Canon EF 100-400mm f/4.5-5.6L IS USM

Review Date: Mar 3, 2005 Recommend? yes | Price paid: $1,400.00 | Rating: 8 

Pros: Sharp images, very good color rendition, IS works great, wide zoom range.
Push/pull zoom is unbearably awkward! Front heavy and unbalanced when fully zoomed out on a 10D. A slow F/5.6 aperture starting around 250mm. A bit soft wide-open @ 400mm, but not bad.

I primarily wanted this lens for bird photography, and I had just sold a Sigma 100-300mm F/4 to purchase the Canon 100-400 L. Although the Sigma produced excellent pictures, I usually hand-hold my camera and hike around searching for birds. Thus the addition of the IS function and prospect of a (slightly) lighter lens, were the reasons for selling the Sigma and buying the Canon.

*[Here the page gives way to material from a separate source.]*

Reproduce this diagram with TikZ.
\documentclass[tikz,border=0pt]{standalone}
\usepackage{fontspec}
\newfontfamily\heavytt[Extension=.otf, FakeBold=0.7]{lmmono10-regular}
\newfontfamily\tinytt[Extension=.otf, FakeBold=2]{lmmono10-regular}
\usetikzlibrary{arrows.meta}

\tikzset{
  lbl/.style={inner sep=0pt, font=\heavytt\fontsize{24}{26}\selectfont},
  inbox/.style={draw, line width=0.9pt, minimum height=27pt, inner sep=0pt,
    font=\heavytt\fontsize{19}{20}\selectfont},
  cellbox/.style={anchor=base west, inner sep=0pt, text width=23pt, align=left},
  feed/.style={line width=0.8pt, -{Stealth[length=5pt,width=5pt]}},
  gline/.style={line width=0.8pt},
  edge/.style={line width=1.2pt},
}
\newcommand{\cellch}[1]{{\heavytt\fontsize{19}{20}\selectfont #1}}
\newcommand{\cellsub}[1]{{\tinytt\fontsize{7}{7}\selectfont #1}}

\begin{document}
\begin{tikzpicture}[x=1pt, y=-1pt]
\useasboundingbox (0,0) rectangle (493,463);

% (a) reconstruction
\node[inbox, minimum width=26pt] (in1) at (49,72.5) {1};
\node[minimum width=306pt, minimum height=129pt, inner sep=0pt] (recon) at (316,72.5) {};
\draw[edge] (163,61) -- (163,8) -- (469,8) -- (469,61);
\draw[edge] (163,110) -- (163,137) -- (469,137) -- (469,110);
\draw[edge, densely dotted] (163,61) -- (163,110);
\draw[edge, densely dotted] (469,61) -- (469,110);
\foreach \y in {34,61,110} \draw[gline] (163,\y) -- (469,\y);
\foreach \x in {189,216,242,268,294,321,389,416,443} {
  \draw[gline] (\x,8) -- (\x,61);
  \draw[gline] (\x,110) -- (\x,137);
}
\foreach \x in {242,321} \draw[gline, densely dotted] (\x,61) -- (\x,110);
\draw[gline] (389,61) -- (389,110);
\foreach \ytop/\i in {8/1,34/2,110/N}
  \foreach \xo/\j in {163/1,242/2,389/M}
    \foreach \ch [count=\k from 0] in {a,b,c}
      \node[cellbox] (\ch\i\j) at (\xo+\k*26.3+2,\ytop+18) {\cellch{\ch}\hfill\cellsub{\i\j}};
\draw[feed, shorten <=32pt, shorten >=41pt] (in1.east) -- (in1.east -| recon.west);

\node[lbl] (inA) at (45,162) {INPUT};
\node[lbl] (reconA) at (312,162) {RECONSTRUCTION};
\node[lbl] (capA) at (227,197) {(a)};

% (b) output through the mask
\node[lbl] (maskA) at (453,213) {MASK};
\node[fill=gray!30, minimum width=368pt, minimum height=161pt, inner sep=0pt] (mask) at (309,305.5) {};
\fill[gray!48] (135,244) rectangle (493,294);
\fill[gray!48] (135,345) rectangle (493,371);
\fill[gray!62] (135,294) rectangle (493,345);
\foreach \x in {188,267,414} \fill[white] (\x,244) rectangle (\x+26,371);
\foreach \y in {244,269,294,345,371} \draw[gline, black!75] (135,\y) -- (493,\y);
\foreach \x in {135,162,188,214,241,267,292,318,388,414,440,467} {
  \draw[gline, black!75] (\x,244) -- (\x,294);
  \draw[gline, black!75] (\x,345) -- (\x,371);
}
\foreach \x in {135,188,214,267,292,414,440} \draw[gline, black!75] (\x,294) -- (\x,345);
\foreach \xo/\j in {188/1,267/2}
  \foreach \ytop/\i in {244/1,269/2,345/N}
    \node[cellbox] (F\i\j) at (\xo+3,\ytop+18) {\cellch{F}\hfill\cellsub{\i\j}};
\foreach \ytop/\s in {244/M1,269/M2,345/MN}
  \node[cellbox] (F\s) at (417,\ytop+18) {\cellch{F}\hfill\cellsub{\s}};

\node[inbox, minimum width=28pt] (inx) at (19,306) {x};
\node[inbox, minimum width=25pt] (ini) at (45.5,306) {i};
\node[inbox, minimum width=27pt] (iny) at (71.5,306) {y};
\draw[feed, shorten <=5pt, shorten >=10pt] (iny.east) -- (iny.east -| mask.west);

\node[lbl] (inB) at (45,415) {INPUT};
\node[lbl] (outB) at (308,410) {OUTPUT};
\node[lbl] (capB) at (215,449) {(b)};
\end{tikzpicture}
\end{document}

After reading countless reviews of this lens, I believed I could get past the push/pull zoom. However in reality, I could not. When using it to photograph small birds, it was difficult to locate the bird in the viewfinder, then zoom in on them for the picture (my preferred method when using zooms on small birds). The required 'pushing' motion was simply too much to keep the subject in the viewfinder. As an alternative, I tried keeping the lens fully zoomed (or at least in the 300-400mm range) most of the time but found the lens to be quite unbalanced and awkward to carry around on my 10D. Although this may seem like a minor ‘nit’, I found this constraint inhibited my abilities to take photos the way I wanted to, and the lens just never felt “comfortable” to use as a result.

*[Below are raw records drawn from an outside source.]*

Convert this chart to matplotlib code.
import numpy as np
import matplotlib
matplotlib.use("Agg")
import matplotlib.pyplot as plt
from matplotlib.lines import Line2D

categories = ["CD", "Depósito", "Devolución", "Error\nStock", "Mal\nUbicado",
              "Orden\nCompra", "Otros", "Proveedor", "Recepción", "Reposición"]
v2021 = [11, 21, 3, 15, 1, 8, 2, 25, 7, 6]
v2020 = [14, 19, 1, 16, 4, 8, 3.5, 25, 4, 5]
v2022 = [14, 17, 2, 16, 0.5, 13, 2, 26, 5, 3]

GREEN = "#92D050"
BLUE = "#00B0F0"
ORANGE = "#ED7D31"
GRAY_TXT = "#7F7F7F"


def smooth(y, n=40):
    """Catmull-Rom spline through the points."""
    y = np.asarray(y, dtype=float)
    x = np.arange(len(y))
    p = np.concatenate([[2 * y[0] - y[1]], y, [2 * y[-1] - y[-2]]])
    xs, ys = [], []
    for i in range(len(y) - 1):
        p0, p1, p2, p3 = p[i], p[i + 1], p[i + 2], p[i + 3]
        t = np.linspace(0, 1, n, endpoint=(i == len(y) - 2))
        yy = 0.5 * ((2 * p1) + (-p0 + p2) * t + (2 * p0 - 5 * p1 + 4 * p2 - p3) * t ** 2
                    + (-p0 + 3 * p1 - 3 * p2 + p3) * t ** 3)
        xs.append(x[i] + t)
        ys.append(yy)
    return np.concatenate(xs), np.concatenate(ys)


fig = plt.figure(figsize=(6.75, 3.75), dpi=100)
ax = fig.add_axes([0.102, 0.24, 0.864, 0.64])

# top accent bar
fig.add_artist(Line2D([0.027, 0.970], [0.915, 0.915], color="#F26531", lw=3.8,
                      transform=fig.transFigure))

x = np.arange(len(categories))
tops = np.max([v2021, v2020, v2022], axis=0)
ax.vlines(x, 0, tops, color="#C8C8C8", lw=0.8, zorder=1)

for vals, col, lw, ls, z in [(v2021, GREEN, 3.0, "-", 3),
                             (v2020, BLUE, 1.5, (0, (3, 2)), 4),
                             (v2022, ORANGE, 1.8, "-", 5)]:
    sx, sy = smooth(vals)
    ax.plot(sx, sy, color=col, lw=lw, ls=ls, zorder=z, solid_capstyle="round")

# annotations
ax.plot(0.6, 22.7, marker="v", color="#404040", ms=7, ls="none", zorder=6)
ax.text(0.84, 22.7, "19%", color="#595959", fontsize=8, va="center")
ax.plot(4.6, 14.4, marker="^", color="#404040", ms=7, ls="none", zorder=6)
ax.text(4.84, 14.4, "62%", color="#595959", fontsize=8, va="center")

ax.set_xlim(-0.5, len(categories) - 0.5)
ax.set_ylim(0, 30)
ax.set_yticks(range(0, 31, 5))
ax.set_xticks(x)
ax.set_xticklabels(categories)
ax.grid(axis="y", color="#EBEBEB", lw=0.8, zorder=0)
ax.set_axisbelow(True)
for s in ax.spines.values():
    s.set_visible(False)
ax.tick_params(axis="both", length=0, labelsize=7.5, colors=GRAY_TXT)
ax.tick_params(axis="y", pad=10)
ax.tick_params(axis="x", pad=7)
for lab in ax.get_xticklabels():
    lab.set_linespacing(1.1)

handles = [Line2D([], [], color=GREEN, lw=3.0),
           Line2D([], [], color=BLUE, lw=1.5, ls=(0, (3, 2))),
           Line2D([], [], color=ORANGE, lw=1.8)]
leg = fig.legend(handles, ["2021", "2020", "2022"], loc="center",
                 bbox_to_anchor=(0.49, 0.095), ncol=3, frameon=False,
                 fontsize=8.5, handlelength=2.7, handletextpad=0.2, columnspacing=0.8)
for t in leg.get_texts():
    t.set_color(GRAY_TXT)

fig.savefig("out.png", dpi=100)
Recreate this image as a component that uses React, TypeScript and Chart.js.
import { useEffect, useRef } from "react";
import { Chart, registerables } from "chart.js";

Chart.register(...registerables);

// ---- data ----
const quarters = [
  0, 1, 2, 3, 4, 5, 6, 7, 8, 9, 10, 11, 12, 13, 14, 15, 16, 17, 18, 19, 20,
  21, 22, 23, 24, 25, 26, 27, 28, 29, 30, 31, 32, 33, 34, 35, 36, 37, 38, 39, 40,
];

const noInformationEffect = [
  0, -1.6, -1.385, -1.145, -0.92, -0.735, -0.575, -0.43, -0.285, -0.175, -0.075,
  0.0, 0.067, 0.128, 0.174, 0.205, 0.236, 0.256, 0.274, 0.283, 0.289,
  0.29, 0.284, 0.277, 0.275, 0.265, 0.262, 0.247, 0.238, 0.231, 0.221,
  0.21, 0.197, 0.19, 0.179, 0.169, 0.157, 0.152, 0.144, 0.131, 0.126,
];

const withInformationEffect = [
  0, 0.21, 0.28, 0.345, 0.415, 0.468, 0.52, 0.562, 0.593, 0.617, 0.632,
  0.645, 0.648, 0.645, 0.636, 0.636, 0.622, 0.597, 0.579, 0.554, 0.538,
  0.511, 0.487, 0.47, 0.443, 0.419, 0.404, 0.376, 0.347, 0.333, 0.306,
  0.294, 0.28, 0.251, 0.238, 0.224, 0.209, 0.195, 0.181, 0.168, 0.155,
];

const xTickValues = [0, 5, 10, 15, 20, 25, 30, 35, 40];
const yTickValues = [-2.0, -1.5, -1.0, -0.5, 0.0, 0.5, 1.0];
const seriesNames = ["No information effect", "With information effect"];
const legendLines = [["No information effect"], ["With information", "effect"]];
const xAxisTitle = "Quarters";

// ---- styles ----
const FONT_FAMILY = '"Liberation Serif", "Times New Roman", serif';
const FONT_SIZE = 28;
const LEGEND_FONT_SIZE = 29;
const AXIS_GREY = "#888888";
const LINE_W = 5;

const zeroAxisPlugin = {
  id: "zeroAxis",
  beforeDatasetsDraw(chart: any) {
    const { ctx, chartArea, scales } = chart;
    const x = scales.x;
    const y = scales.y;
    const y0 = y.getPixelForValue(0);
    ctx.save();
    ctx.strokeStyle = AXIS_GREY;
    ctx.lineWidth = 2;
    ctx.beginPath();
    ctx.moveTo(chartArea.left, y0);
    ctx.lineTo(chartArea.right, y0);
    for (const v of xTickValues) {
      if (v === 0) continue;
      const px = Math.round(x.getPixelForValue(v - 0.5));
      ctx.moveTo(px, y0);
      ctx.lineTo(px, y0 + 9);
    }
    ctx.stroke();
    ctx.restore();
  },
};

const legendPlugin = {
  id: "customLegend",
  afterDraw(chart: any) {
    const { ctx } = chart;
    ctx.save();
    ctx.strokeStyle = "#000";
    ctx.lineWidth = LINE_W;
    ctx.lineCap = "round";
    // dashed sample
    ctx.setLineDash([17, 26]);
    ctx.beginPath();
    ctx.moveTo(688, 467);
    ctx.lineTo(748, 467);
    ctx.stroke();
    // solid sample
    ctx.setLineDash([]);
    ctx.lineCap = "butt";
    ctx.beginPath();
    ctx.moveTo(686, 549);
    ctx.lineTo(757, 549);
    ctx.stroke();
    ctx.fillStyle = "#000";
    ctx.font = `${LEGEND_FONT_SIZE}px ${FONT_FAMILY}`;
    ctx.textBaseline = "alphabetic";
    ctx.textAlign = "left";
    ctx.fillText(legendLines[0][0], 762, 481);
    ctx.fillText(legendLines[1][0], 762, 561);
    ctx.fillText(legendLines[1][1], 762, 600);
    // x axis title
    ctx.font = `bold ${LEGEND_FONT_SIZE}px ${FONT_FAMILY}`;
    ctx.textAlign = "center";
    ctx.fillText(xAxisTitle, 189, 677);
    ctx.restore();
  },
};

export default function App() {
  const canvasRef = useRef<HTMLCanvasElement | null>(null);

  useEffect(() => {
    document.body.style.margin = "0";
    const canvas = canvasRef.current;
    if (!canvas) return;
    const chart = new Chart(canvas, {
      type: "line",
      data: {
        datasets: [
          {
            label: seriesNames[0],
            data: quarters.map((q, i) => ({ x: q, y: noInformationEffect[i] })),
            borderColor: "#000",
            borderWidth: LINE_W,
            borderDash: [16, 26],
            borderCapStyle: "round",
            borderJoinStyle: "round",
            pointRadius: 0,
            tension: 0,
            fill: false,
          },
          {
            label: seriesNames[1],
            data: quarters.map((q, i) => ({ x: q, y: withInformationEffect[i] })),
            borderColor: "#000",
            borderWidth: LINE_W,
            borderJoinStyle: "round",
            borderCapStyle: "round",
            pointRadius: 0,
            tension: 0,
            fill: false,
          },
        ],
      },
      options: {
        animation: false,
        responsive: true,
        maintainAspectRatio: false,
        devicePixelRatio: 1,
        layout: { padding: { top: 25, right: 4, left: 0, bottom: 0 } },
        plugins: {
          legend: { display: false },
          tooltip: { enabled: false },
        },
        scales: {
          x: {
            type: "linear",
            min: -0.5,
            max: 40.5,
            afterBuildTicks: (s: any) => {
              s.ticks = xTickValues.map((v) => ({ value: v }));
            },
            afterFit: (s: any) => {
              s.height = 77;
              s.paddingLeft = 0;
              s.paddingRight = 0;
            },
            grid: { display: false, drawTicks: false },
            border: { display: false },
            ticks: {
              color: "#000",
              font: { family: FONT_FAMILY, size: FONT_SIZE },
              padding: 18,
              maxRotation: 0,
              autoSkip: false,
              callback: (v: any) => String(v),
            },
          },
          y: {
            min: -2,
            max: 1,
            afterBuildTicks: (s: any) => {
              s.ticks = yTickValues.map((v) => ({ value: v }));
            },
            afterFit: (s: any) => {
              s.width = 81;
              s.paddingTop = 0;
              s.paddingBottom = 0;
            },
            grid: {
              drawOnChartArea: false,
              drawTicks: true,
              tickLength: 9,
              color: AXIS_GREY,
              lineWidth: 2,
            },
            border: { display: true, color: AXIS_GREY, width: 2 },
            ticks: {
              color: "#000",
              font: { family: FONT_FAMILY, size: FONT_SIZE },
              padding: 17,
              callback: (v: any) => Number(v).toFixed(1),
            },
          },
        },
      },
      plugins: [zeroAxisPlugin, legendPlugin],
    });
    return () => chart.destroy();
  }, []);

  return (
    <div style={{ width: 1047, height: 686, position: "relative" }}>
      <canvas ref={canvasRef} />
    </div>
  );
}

I love the flexibility of zoom lens, but when I went back and reviewed the 400+ bird pictures I had taken last year, I not surprisingly, found that 99% of them were taken at full zoom with my 100-300mm Sigma lens. That observation led me to realize that I should not settle for a lens I would rarely zoom, nor felt totally at ease using. Thus, I sold the 100-400 for Canon's 300 F/4 IS L. I find this lens to be a much better alternative for me because it is lighter, a full stop faster at 300mm, and much less awkward to use. Even when used with a 1.4X TC, the 300 L is lighter and feels much more balanced.

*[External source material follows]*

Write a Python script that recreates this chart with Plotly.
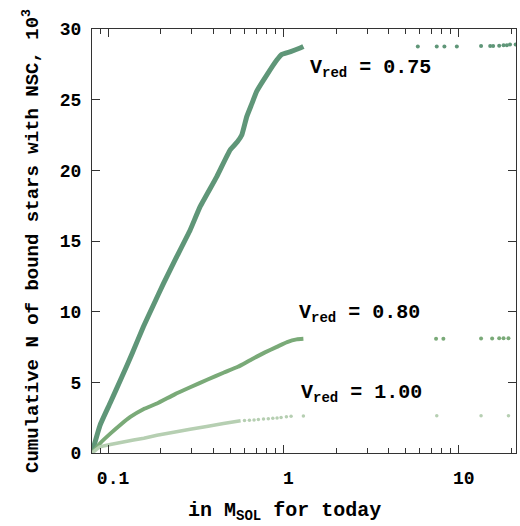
import numpy as np
import plotly.graph_objects as go

# ---- data ----
m075 = [0.081, 0.090, 0.1028, 0.120, 0.1372, 0.159, 0.1807, 0.2072, 0.2444, 0.294, 0.335,
        0.417, 0.497, 0.545, 0.579, 0.618, 0.660, 0.705, 0.80, 0.917, 0.98, 1.10, 1.245, 1.30]
n075 = [0.0, 1.96, 3.54, 5.39, 7.04, 8.93, 10.42, 12.0, 13.8, 15.78, 17.43,
        19.56, 21.45, 22.0, 22.5, 23.8, 24.7, 25.6, 26.7, 27.8, 28.2, 28.4, 28.66, 28.77]
m075_tail = [5.84, 7.49, 8.28, 9.75, 13.4, 15.1, 15.7, 17.0, 18.0, 18.8, 19.6, 21.1]
n075_tail = [28.77, 28.77, 28.77, 28.77, 28.8, 28.8, 28.8, 28.82, 28.85, 28.85, 28.9, 28.9]

m080 = [0.081, 0.0906, 0.103, 0.1178, 0.134, 0.159, 0.190, 0.240, 0.294, 0.370, 0.455,
        0.550, 0.646, 0.78, 0.917, 1.05, 1.19, 1.30]
n080 = [0.0, 0.72, 1.37, 2.0, 2.55, 3.1, 3.5, 4.15, 4.65, 5.2, 5.68,
        6.1, 6.57, 7.1, 7.51, 7.85, 8.04, 8.08]
m080_tail = [7.42, 8.17, 13.4, 15.5, 17.0, 18.0, 19.2]
n080_tail = [8.08, 8.08, 8.1, 8.1, 8.12, 8.12, 8.12]

m100 = [0.081, 0.090, 0.103, 0.122, 0.160, 0.190, 0.294, 0.455, 0.570]
n100 = [0.0, 0.43, 0.6, 0.78, 1.05, 1.25, 1.68, 2.08, 2.28]
m100_tail = [0.60, 0.64, 0.68, 0.72, 0.77, 0.82, 0.87, 0.92, 0.97, 1.04, 1.106, 1.30,
             7.49, 13.4, 19.2]
n100_tail = [2.30, 2.32, 2.34, 2.37, 2.40, 2.43, 2.46, 2.48, 2.52, 2.56, 2.6, 2.62,
             2.64, 2.64, 2.64]

labels = ["V<sub>red</sub> = 0.75", "V<sub>red</sub> = 0.80", "V<sub>red</sub> = 1.00"]
label_x = [1.38, 1.19, 1.23]
label_y = [27.2, 9.9, 4.2]

c075 = "rgb(95,150,120)"
c080 = "rgb(122,170,120)"
c100 = "rgb(182,207,178)"

FONT = "Liberation Mono"

fig = go.Figure()
for mx, ny, mt, nt, col, lw, ms in [
    (m075, n075, m075_tail, n075_tail, c075, 5, 4),
    (m080, n080, m080_tail, n080_tail, c080, 4, 4),
    (m100, n100, m100_tail, n100_tail, c100, 3.5, 3.5),
]:
    fig.add_trace(go.Scatter(x=mx, y=ny, mode="lines",
                             line=dict(color=col, width=lw, shape="spline", smoothing=0.4),
                             showlegend=False))
    fig.add_trace(go.Scatter(x=mt, y=nt, mode="markers",
                             marker=dict(color=col, size=ms), showlegend=False))

for t, x, y in zip(labels, label_x, label_y):
    fig.add_annotation(x=np.log10(x), y=y, text=t, showarrow=False,
                       xanchor="left", yanchor="middle",
                       font=dict(family=FONT, size=20, color="black", weight="bold"))

# x-axis title placed as annotation (offset left like the reference)
fig.add_annotation(x=0.453, xref="paper", y=-0.139, yref="paper",
                   text="in M<sub>SOL</sub> for today", showarrow=False,
                   xanchor="center", yanchor="middle",
                   font=dict(family=FONT, size=20, color="black", weight="bold"))

axis_common = dict(
    showline=True, linecolor="#333", linewidth=1, mirror="ticks",
    ticks="inside", tickcolor="#333", ticklen=8, showgrid=False, zeroline=False,
    tickfont=dict(family=FONT, size=18, color="black", weight="bold"),
)

fig.update_xaxes(type="log", range=[np.log10(0.081), np.log10(21.2)],
                 tickvals=[0.1, 1, 10], ticktext=["0.1", "1", "10"],
                 ticklabelstandoff=8, ticklabelshift=5,
                 minor=dict(ticks="inside", ticklen=5, tickcolor="#333",
                            tickvals=[0.09, 0.2, 0.3, 0.4, 0.5, 0.6, 0.7, 0.8, 0.9,
                                      2, 3, 4, 5, 6, 7, 8, 9, 20], showgrid=False),
                 **axis_common)
fig.update_yaxes(range=[0, 30], tickvals=[0, 5, 10, 15, 20, 25, 30],
                 ticklabelstandoff=6,
                 title=dict(text="Cumulative N of bound stars with NSC, 10<sup>3</sup>", standoff=16,
                            font=dict(family=FONT, size=19, color="black", weight="bold")),
                 **axis_common)

fig.update_layout(width=520, height=526, margin=dict(l=92, r=4, t=29, b=73),
                  plot_bgcolor="white", paper_bgcolor="white",
                  font=dict(family=FONT, color="black"))

fig.write_html("out.html")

Although I parted with the 100-400 L, it did produce very good images. The IS function worked great and really added to the flexibility of the lens. As with most photographers, I suspect image quality is the number one priority of any lens we use. Although this is certainly the case with me, I found out how important the “usability” factor of a lens is too. I realize this is strictly a personal preference however, so given that recognition, I would still recommend this lens to others- it just didn't suit my needs or shooting technique.